## begin

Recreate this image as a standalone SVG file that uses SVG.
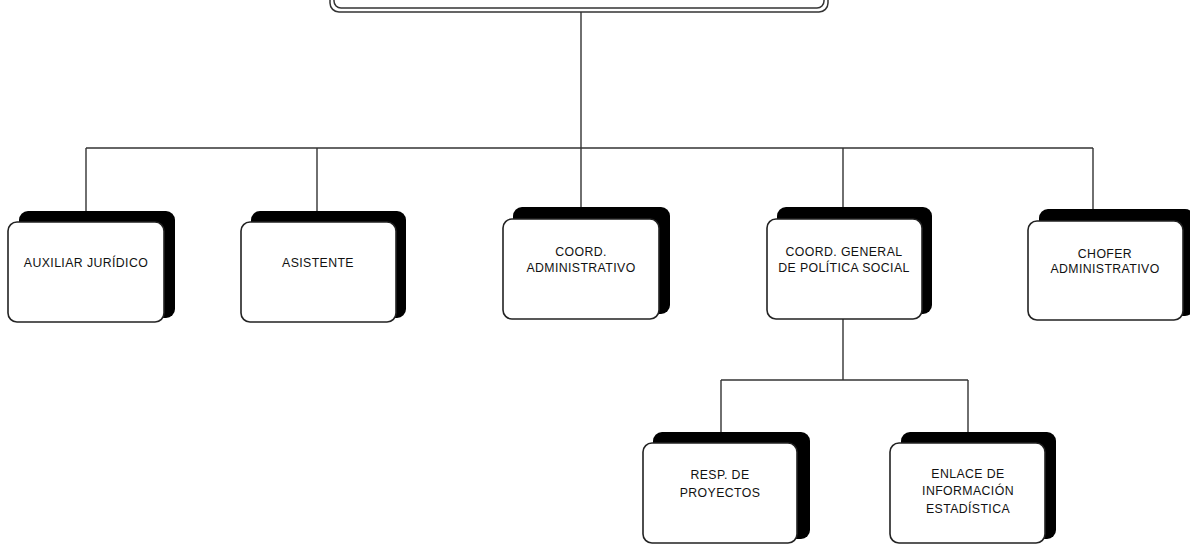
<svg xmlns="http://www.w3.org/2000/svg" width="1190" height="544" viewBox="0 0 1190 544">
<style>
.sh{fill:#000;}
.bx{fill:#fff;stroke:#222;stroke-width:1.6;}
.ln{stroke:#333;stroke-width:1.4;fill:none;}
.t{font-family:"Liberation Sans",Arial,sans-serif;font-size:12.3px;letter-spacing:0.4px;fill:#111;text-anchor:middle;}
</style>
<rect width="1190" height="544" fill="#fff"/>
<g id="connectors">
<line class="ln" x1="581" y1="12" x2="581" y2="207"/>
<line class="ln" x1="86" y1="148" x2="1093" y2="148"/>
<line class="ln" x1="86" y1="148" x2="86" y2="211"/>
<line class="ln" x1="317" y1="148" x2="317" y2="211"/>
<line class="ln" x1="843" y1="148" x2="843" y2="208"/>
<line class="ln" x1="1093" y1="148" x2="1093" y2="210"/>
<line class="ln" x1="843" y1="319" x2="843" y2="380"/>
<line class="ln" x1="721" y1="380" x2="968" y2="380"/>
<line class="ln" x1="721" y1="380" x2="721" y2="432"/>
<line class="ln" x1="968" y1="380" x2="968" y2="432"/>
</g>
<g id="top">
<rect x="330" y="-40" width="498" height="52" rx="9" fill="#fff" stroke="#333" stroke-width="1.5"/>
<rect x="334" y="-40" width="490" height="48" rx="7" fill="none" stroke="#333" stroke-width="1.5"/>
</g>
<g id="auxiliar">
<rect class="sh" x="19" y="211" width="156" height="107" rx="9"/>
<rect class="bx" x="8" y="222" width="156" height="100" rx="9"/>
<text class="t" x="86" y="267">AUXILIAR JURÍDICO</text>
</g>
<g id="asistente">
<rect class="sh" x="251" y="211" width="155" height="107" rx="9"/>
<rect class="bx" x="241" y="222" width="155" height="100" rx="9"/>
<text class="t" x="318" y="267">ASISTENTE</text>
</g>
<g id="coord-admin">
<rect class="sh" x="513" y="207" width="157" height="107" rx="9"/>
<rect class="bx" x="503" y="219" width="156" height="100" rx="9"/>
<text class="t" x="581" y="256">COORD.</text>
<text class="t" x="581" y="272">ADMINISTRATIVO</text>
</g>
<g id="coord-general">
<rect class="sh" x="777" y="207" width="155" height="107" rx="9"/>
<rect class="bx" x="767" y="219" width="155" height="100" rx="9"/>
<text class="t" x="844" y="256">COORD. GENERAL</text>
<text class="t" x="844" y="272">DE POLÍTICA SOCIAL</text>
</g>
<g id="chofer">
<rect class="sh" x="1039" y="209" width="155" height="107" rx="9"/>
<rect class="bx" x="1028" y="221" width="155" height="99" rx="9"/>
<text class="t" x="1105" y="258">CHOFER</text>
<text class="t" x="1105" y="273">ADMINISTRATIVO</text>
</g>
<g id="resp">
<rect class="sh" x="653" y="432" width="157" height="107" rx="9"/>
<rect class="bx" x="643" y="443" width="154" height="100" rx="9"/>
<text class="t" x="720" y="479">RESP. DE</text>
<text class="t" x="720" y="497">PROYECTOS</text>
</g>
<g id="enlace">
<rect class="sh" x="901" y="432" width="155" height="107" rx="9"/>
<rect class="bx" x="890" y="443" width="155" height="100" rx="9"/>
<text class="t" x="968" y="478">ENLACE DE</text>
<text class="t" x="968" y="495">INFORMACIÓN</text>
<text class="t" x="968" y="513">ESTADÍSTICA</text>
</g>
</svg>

## end

* WRITTEN EXERCISE *
From the listing, extract all text exactly as given and drop any picture.

* THE RESPONSE *
Recreate this image as a standalone SVG file that uses SVG.
<svg xmlns="http://www.w3.org/2000/svg" width="1190" height="544" viewBox="0 0 1190 544">
<style>
.sh{fill:#000;}
.bx{fill:#fff;stroke:#222;stroke-width:1.6;}
.ln{stroke:#333;stroke-width:1.4;fill:none;}
.t{font-family:"Liberation Sans",Arial,sans-serif;font-size:12.3px;letter-spacing:0.4px;fill:#111;text-anchor:middle;}
</style>
<rect width="1190" height="544" fill="#fff"/>
<g id="connectors">
<line class="ln" x1="581" y1="12" x2="581" y2="207"/>
<line class="ln" x1="86" y1="148" x2="1093" y2="148"/>
<line class="ln" x1="86" y1="148" x2="86" y2="211"/>
<line class="ln" x1="317" y1="148" x2="317" y2="211"/>
<line class="ln" x1="843" y1="148" x2="843" y2="208"/>
<line class="ln" x1="1093" y1="148" x2="1093" y2="210"/>
<line class="ln" x1="843" y1="319" x2="843" y2="380"/>
<line class="ln" x1="721" y1="380" x2="968" y2="380"/>
<line class="ln" x1="721" y1="380" x2="721" y2="432"/>
<line class="ln" x1="968" y1="380" x2="968" y2="432"/>
</g>
<g id="top">
<rect x="330" y="-40" width="498" height="52" rx="9" fill="#fff" stroke="#333" stroke-width="1.5"/>
<rect x="334" y="-40" width="490" height="48" rx="7" fill="none" stroke="#333" stroke-width="1.5"/>
</g>
<g id="auxiliar">
<rect class="sh" x="19" y="211" width="156" height="107" rx="9"/>
<rect class="bx" x="8" y="222" width="156" height="100" rx="9"/>
<text class="t" x="86" y="267">AUXILIAR JURÍDICO</text>
</g>
<g id="asistente">
<rect class="sh" x="251" y="211" width="155" height="107" rx="9"/>
<rect class="bx" x="241" y="222" width="155" height="100" rx="9"/>
<text class="t" x="318" y="267">ASISTENTE</text>
</g>
<g id="coord-admin">
<rect class="sh" x="513" y="207" width="157" height="107" rx="9"/>
<rect class="bx" x="503" y="219" width="156" height="100" rx="9"/>
<text class="t" x="581" y="256">COORD.</text>
<text class="t" x="581" y="272">ADMINISTRATIVO</text>
</g>
<g id="coord-general">
<rect class="sh" x="777" y="207" width="155" height="107" rx="9"/>
<rect class="bx" x="767" y="219" width="155" height="100" rx="9"/>
<text class="t" x="844" y="256">COORD. GENERAL</text>
<text class="t" x="844" y="272">DE POLÍTICA SOCIAL</text>
</g>
<g id="chofer">
<rect class="sh" x="1039" y="209" width="155" height="107" rx="9"/>
<rect class="bx" x="1028" y="221" width="155" height="99" rx="9"/>
<text class="t" x="1105" y="258">CHOFER</text>
<text class="t" x="1105" y="273">ADMINISTRATIVO</text>
</g>
<g id="resp">
<rect class="sh" x="653" y="432" width="157" height="107" rx="9"/>
<rect class="bx" x="643" y="443" width="154" height="100" rx="9"/>
<text class="t" x="720" y="479">RESP. DE</text>
<text class="t" x="720" y="497">PROYECTOS</text>
</g>
<g id="enlace">
<rect class="sh" x="901" y="432" width="155" height="107" rx="9"/>
<rect class="bx" x="890" y="443" width="155" height="100" rx="9"/>
<text class="t" x="968" y="478">ENLACE DE</text>
<text class="t" x="968" y="495">INFORMACIÓN</text>
<text class="t" x="968" y="513">ESTADÍSTICA</text>
</g>
</svg>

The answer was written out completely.